* WHAT TO PRODUCE:
From the first line of the data below through the line holding "(land) at (694,560)", output each line exactly and leave the pictures out.

>> BEGIN

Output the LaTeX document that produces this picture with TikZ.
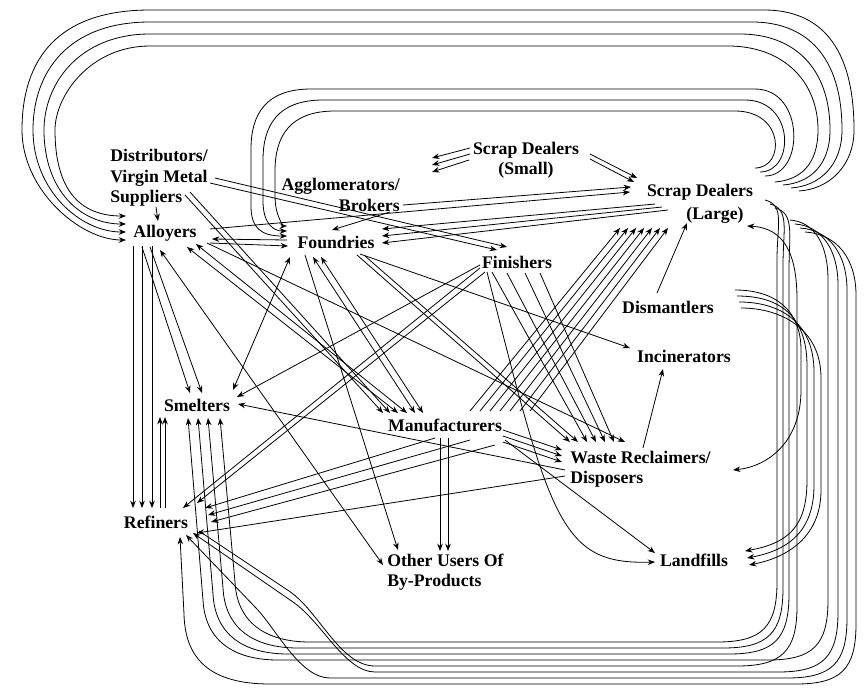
\documentclass[tikz,border=0pt]{standalone}
\usepackage{fontspec}
\setmainfont{Liberation Serif}
\usetikzlibrary{arrows.meta}
\newcommand{\NP}[3]{([shift={(#2,#3)}]#1)}
\begin{document}
\begin{tikzpicture}[x=0.75pt,y=-0.75pt,
  txt/.style={font=\fontsize{13.3}{15.4}\selectfont\bfseries,inner sep=0pt},
  ln/.style={line width=0.6pt,black},
  ar/.style={ln,-{Stealth[length=5.5pt,width=4.2pt]}},
  arb/.style={ln,{Stealth[length=5.5pt,width=4.2pt]}-{Stealth[length=5.5pt,width=4.2pt]}}]
\fill[white] (0,0) rectangle (864,690);
\useasboundingbox (0,0) rectangle (864,690);

% nodes
\node[txt,align=left,anchor=west] (dist) at (110,178) {Distributors/\\Virgin Metal\\Suppliers};
\node[txt,align=right,anchor=east] (aggl) at (400,195) {Agglomerators/\\Brokers};
\node[txt,align=center] (small) at (526,160) {Scrap Dealers\\(Small)};
\node[txt] (large) at (700,192) {Scrap Dealers};
\node[txt] (large2) at (715,215) {(Large)};
\node[txt] (allo) at (165,233) {Alloyers};
\node[txt] (found) at (336,242) {Foundries};
\node[txt] (fin) at (517,262) {Finishers};
\node[txt] (dism) at (668,307) {Dismantlers};
\node[txt] (inc) at (684,356) {Incinerators};
\node[txt] (smel) at (197,405) {Smelters};
\node[txt] (manu) at (445,425) {Manufacturers};
\node[txt,align=left,anchor=west] (wr) at (570,469) {Waste Reclaimers/\\Disposers};
\node[txt] (refi) at (156,522) {Refiners};
\node[txt,align=left,anchor=west] (other) at (387,572) {Other Users Of\\By-Products};
\node[txt] (land) at (694,560) {Landfills};

% distributors
\draw[ar] \NP{dist.west}{46}{29} -- \NP{allo.center}{-7}{-12};
\draw[ar] \NP{dist.west}{100}{5} -- \NP{fin.center}{-20}{-12};
\draw[ar] \NP{dist.west}{105}{0} -- \NP{fin.center}{-10}{-15};
\draw[ar] \NP{dist.west}{75}{17} -- \NP{manu.center}{-62}{-12};
\draw[ar] \NP{dist.west}{80}{14} -- \NP{manu.center}{-55}{-12};

% agglomerators / brokers / small dealers
\draw[ar] \NP{aggl.east}{-10}{17} -- \NP{found.center}{-4}{-12};
\draw[ar] \NP{aggl.east}{3}{10} -- \NP{large.center}{-69}{-5};
\draw[ar] \NP{small.center}{-56}{-12} -- \NP{aggl.east}{32}{-37};
\draw[ar] \NP{small.center}{-56}{-6} -- \NP{aggl.east}{32}{-30};
\draw[ar] \NP{small.center}{-57}{0} -- \NP{aggl.east}{32}{-23};
\draw[ar] \NP{small.center}{64}{-6} -- \NP{large.center}{-63}{-14};
\draw[ar] \NP{small.center}{64}{-1} -- \NP{large.center}{-66}{-10};

% alloyers / foundries / large
\draw[ar] \NP{allo.center}{45}{-4} -- \NP{large.center}{-70}{0};
\draw[ar] \NP{large.center}{-45}{12} -- \NP{found.center}{46}{-13};
\draw[ar] \NP{large.center}{-38}{15} -- \NP{found.center}{46}{-6};
\draw[ar] \NP{large.center}{-32}{18} -- \NP{found.center}{46}{1};
\draw[ar] \NP{found.center}{-49}{-2} -- \NP{allo.center}{47}{6};
\draw[ar] \NP{allo.center}{45}{10} -- \NP{found.center}{-48}{4};

% alloyers down
\foreach \k in {-32,-23,-13}{\draw[ar] \NP{allo.center}{\k}{13} -- \NP{refi.center}{\k+9}{-14};}
\draw[ar] \NP{refi.center}{4}{-14} -- \NP{smel.center}{-37}{12};
\draw[ar] \NP{refi.center}{9}{-14} -- \NP{smel.center}{-32}{12};
\draw[ar] \NP{allo.center}{-23}{14} -- \NP{smel.center}{-7}{-12};
\draw[ar] \NP{allo.center}{-15}{14} -- \NP{smel.center}{5}{-12};
\draw[arb] \NP{allo.center}{-5}{17} -- \NP{other.west}{-4}{-7};
\draw[arb] \NP{allo.center}{22}{14} -- \NP{manu.center}{-47}{-12};
\draw[arb] \NP{allo.center}{31}{11} -- \NP{manu.center}{-38}{-12};
\draw[ar] \NP{allo.center}{42}{10} -- \NP{wr.west}{55}{-27};

% foundries
\draw[arb] \NP{found.center}{-23}{15} -- \NP{manu.center}{-30}{-12};
\draw[arb] \NP{found.center}{-15}{15} -- \NP{manu.center}{-22}{-12};
\draw[arb] \NP{found.center}{-46}{15} -- \NP{smel.center}{36}{-15};
\draw[ar] \NP{found.center}{-31}{13} -- \NP{other.west}{11}{-22};
\draw[ar] \NP{found.center}{24}{12} -- \NP{inc.center}{-54}{-8};
\draw[ar] \NP{found.center}{21}{13} -- \NP{wr.west}{0}{-27};
\draw[ar] \NP{found.center}{29}{14} -- \NP{wr.west}{8}{-27};

% finishers
\draw[ar] \NP{fin.center}{-25}{10} -- \NP{wr.west}{17}{-27};
\draw[ar] \NP{fin.center}{-10}{11} -- \NP{wr.west}{26}{-27};
\draw[ar] \NP{fin.center}{8}{11} -- \NP{wr.west}{35}{-27};
\draw[ar] \NP{fin.center}{23}{11} -- \NP{wr.west}{44}{-27};
\draw[ar] \NP{fin.center}{-37}{6} -- \NP{refi.center}{27}{-14};
\draw[ar] \NP{fin.center}{-32}{10} -- \NP{refi.center}{41}{-19};
\draw[ar] \NP{fin.center}{-37}{3} -- \NP{smel.center}{40}{-8};
\draw[ar] \NP{fin.center}{-30}{10} .. controls \NP{fin.center}{33}{258} and \NP{land.center}{-134}{5} .. \NP{land.center}{-39}{2};

% manufacturers
\draw[ar] \NP{manu.center}{58}{5} -- \NP{wr.west}{-8}{-19};
\draw[ar] \NP{manu.center}{58}{11} -- \NP{wr.west}{-8}{-13};
\draw[ar] \NP{manu.center}{58}{17} -- \NP{wr.west}{-8}{-7};
\draw[ar] \NP{manu.center}{-10}{13} -- \NP{refi.center}{49}{-14};
\draw[ar] \NP{manu.center}{25}{15} -- \NP{refi.center}{52}{-7};
\draw[ar] \NP{manu.center}{50}{20} -- \NP{refi.center}{55}{0};
\draw[ar] \NP{manu.center}{60}{15} -- \NP{land.center}{-39}{-7};
\draw[ar] \NP{manu.center}{-5}{13} -- \NP{other.west}{53}{-21};
\draw[ar] \NP{manu.center}{3}{13} -- \NP{other.west}{61}{-21};
\foreach \k in {0,...,6}{\draw[ar] \NP{manu.center}{25+10*\k}{-14} -- \NP{large.center}{-80+8*\k}{36};}

% waste reclaimers
\draw[ar] \NP{wr.west}{-5}{1} -- \NP{smel.center}{41}{-1};
\draw[ar] \NP{wr.west}{-5}{7} -- \NP{refi.center}{41}{11};
\draw[ar] \NP{wr.west}{73}{-21} -- \NP{inc.center}{-21}{13};

% dismantlers
\draw[ar] \NP{dism.center}{-11}{-14} -- \NP{large2.center}{-28}{8};
\foreach \n in {0,1,2}{
  \pgfmathsetmacro{\Rx}{807+7*\n}
  \pgfmathsetmacro{\Sy}{296+6*\n}
  \pgfmathsetmacro{\Ey}{551+7*\n}
  \draw[ar] \NP{dism.center}{69+2*\n}{-11+6*\n} .. controls (780,\Sy) and (\Rx,\Sy+20) .. (\Rx,\Sy+70) -- (\Rx,480+5*\n) .. controls (\Rx,525+5*\n) and (790,\Ey-8) .. \NP{land.center}{51+2*\n}{-9+7*\n};
}
\draw[ar] \NP{dism.center}{67}{-17} .. controls (775,290) and (801,310) .. (801,350) -- (801,390) .. controls (801,440) and (770,466) .. \NP{wr.west}{163}{1};

% outer loops: large -> alloyers
\foreach \i in {0,...,3}{
  \pgfmathsetmacro{\Rx}{818+12*\i}
  \pgfmathsetmacro{\Ty}{46-12*\i}
  \pgfmathsetmacro{\Lx}{55-11*\i}
  \pgfmathsetmacro{\Ey}{216+8*\i}
  \draw[ar] \NP{large.center}{75+8*\i}{-10+3*\i} .. controls (800+10*\i,180+3*\i) and (\Rx,165) .. (\Rx,130) .. controls (\Rx,\Ty+35) and (\Rx-35,\Ty) .. (\Rx-90,\Ty) -- (150,\Ty) .. controls (\Lx+35,\Ty) and (\Lx,\Ty+50) .. (\Lx,130) .. controls (\Lx,190) and (80,\Ey) .. \NP{allo.center}{-39}{-17+8*\i};
}

% inner loops: large -> foundries
\foreach \j in {0,1,2}{
  \pgfmathsetmacro{\Rx}{785+10*\j}
  \pgfmathsetmacro{\Ty}{111-11*\j}
  \pgfmathsetmacro{\Lx}{275-12*\j}
  \pgfmathsetmacro{\Sy}{168+4*\j}
  \pgfmathsetmacro{\Ey}{226+5*\j}
  \draw[ar] \NP{large.center}{55+5*\j}{-24+4*\j} .. controls (\Rx,\Sy) and (\Rx,\Ty) .. (\Rx-50,\Ty) -- (\Lx+60,\Ty) .. controls (\Lx+15,\Ty) and (\Lx,\Ty+25) .. (\Lx,\Ty+60) -- (\Lx,\Ey-30) .. controls (\Lx,\Ey-8) and (\Lx+10,\Ey) .. \NP{found.center}{-49}{-16+5*\j};
}

% bottom loops: large -> smelters
\draw[ar] \NP{large.center}{65}{8} .. controls (785,205) and (777,225) .. (777,260) -- (777,582) .. controls (777,627) and (762,642) .. (717,642) -- (310,642) .. controls (265,642) and (237,622) .. (235,582) -- \NP{smel.center}{23}{13};
\draw[ar] \NP{large.center}{70}{12} .. controls (790,209) and (783,230) .. (783,265) -- (783,588) .. controls (783,633) and (768,648) .. (723,648) -- (298,648) .. controls (253,648) and (225,628) .. (223,588) -- \NP{smel.center}{11}{13};
\draw[ar] \NP{large.center}{75}{16} .. controls (795,213) and (789,235) .. (789,270) -- (789,594) .. controls (789,639) and (774,654) .. (729,654) -- (288,654) .. controls (243,654) and (215,634) .. (213,594) -- \NP{smel.center}{1}{13};
\draw[ar] \NP{large.center}{90}{28} .. controls (815,222) and (828,245) .. (828,280) -- (828,600) .. controls (828,645) and (813,660) .. (768,660) -- (278,660) .. controls (233,660) and (205,640) .. (203,600) -- \NP{smel.center}{-9}{13};
% bottom loops: large -> refiners
\draw[ar] \NP{large.center}{95}{32} .. controls (822,226) and (838,250) .. (838,285) -- (838,612) .. controls (838,657) and (823,672) .. (778,672) -- (375,672) .. controls (345,672) and (322,622) .. (293,602) -- \NP{refi.center}{37}{11};
\draw[ar] \NP{large.center}{100}{36} .. controls (830,230) and (847,255) .. (847,290) -- (847,618) .. controls (847,663) and (832,678) .. (787,678) -- (330,678) .. controls (300,678) and (277,630) .. (256,608) -- \NP{refi.center}{30}{13};
\draw[ar] \NP{large.center}{105}{40} .. controls (838,234) and (856,260) .. (856,295) -- (856,624) .. controls (856,669) and (841,684) .. (796,684) -- (270,684) .. controls (210,684) and (185,659) .. (184,614) -- \NP{refi.center}{24}{15};
% refiners -> large (right side)
\draw[ar] \NP{refi.center}{43}{9} -- (289,591) .. controls (319,611) and (340,666) .. (375,666) -- (737,666) .. controls (782,666) and (797,651) .. (797,606) -- (797,300) .. controls (797,255) and (785,228) .. \NP{large2.center}{32}{11};

\end{tikzpicture}
\end{document}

>> END

* EXERCISE ANSWER:
Output the LaTeX document that produces this picture with TikZ.
\documentclass[tikz,border=0pt]{standalone}
\usepackage{fontspec}
\setmainfont{Liberation Serif}
\usetikzlibrary{arrows.meta}
\newcommand{\NP}[3]{([shift={(#2,#3)}]#1)}
\begin{document}
\begin{tikzpicture}[x=0.75pt,y=-0.75pt,
  txt/.style={font=\fontsize{13.3}{15.4}\selectfont\bfseries,inner sep=0pt},
  ln/.style={line width=0.6pt,black},
  ar/.style={ln,-{Stealth[length=5.5pt,width=4.2pt]}},
  arb/.style={ln,{Stealth[length=5.5pt,width=4.2pt]}-{Stealth[length=5.5pt,width=4.2pt]}}]
\fill[white] (0,0) rectangle (864,690);
\useasboundingbox (0,0) rectangle (864,690);

% nodes
\node[txt,align=left,anchor=west] (dist) at (110,178) {Distributors/\\Virgin Metal\\Suppliers};
\node[txt,align=right,anchor=east] (aggl) at (400,195) {Agglomerators/\\Brokers};
\node[txt,align=center] (small) at (526,160) {Scrap Dealers\\(Small)};
\node[txt] (large) at (700,192) {Scrap Dealers};
\node[txt] (large2) at (715,215) {(Large)};
\node[txt] (allo) at (165,233) {Alloyers};
\node[txt] (found) at (336,242) {Foundries};
\node[txt] (fin) at (517,262) {Finishers};
\node[txt] (dism) at (668,307) {Dismantlers};
\node[txt] (inc) at (684,356) {Incinerators};
\node[txt] (smel) at (197,405) {Smelters};
\node[txt] (manu) at (445,425) {Manufacturers};
\node[txt,align=left,anchor=west] (wr) at (570,469) {Waste Reclaimers/\\Disposers};
\node[txt] (refi) at (156,522) {Refiners};
\node[txt,align=left,anchor=west] (other) at (387,572) {Other Users Of\\By-Products};
\node[txt] (land) at (694,560) {Landfills};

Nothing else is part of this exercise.